--- BEGIN ---

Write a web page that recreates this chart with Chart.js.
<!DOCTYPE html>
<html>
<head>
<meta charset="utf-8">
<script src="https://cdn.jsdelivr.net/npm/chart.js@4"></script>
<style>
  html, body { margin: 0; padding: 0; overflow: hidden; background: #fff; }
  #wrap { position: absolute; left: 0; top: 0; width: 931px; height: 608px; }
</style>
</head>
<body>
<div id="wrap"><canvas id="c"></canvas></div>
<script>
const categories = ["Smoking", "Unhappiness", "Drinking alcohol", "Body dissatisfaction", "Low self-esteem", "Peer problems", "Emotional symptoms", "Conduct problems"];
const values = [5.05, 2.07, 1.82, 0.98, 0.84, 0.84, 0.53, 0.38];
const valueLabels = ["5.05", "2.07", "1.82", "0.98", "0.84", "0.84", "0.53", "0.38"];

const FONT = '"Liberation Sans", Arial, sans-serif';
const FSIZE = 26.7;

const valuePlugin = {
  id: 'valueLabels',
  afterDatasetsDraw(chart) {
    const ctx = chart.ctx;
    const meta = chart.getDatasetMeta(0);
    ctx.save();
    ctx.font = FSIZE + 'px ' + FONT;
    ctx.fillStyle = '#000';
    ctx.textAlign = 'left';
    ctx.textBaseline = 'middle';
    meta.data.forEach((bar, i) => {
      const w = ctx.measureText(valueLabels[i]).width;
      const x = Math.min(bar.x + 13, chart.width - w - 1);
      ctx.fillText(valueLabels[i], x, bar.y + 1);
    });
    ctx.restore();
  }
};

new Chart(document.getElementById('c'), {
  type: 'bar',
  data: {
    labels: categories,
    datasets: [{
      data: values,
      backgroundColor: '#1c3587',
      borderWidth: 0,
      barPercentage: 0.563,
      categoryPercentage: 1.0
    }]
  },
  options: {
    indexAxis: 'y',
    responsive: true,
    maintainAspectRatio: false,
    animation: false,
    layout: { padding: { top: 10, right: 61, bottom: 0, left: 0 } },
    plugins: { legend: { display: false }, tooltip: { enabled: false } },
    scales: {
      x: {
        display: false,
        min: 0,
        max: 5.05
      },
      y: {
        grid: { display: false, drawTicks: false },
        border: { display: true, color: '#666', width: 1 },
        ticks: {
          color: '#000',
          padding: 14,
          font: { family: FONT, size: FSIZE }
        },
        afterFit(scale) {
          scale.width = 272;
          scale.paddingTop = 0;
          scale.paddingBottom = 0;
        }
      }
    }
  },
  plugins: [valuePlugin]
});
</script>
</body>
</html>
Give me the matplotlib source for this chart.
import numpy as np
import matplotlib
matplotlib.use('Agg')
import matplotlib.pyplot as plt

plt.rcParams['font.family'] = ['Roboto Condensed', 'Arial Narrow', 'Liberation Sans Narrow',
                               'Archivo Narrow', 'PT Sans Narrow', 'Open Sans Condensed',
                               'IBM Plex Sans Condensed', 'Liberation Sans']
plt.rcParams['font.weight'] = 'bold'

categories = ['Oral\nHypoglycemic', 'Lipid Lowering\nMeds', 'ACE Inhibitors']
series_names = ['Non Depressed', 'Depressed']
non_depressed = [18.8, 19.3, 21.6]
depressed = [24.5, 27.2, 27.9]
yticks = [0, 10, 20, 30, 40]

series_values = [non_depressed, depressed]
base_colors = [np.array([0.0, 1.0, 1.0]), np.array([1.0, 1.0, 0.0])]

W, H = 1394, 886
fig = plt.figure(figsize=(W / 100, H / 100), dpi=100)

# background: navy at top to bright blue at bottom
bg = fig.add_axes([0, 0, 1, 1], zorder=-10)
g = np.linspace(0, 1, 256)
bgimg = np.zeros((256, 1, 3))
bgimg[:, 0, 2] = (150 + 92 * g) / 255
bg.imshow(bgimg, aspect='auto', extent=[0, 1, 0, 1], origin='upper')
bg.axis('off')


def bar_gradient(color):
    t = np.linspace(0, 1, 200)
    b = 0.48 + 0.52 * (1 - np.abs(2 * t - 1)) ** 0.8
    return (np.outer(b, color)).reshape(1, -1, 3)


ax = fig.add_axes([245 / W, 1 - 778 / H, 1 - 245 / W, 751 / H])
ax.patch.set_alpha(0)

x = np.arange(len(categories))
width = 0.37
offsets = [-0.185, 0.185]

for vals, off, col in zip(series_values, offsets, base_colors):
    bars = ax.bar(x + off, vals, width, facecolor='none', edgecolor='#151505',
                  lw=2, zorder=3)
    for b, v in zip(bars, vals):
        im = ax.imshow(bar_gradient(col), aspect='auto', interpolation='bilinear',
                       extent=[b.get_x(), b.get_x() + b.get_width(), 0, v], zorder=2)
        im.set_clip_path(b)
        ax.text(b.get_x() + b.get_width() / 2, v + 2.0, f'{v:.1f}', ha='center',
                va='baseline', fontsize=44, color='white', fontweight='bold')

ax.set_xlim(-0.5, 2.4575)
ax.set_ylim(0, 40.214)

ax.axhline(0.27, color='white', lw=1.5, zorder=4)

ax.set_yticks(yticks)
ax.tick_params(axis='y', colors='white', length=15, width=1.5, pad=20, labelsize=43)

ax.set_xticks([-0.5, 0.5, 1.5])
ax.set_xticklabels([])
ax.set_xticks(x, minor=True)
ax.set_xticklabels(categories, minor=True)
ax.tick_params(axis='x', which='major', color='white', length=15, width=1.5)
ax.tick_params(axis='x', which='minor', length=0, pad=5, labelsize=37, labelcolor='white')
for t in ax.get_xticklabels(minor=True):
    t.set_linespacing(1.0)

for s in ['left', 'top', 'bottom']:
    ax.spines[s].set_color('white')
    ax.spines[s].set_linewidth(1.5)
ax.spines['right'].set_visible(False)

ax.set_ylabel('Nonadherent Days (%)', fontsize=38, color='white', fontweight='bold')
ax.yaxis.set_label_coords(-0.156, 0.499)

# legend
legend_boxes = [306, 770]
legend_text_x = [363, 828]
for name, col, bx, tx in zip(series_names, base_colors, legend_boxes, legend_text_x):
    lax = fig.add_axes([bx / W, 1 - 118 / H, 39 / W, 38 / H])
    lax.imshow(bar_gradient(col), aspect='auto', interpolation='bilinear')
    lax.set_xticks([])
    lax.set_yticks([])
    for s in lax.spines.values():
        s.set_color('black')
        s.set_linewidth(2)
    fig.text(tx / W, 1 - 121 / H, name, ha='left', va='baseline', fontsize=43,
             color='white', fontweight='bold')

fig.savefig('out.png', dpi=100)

--- END ---

_Work required:_
Within the listing above, give again exactly every line from the line with "Give me the matplotlib source for this chart." through the line with "fig = plt.figure(figsize=(W", both included, and no other line.

_Exercise response:_
Give me the matplotlib source for this chart.
import numpy as np
import matplotlib
matplotlib.use('Agg')
import matplotlib.pyplot as plt

plt.rcParams['font.family'] = ['Roboto Condensed', 'Arial Narrow', 'Liberation Sans Narrow',
                               'Archivo Narrow', 'PT Sans Narrow', 'Open Sans Condensed',
                               'IBM Plex Sans Condensed', 'Liberation Sans']
plt.rcParams['font.weight'] = 'bold'

categories = ['Oral\nHypoglycemic', 'Lipid Lowering\nMeds', 'ACE Inhibitors']
series_names = ['Non Depressed', 'Depressed']
non_depressed = [18.8, 19.3, 21.6]
depressed = [24.5, 27.2, 27.9]
yticks = [0, 10, 20, 30, 40]

series_values = [non_depressed, depressed]
base_colors = [np.array([0.0, 1.0, 1.0]), np.array([1.0, 1.0, 0.0])]

W, H = 1394, 886
fig = plt.figure(figsize=(W / 100, H / 100), dpi=100)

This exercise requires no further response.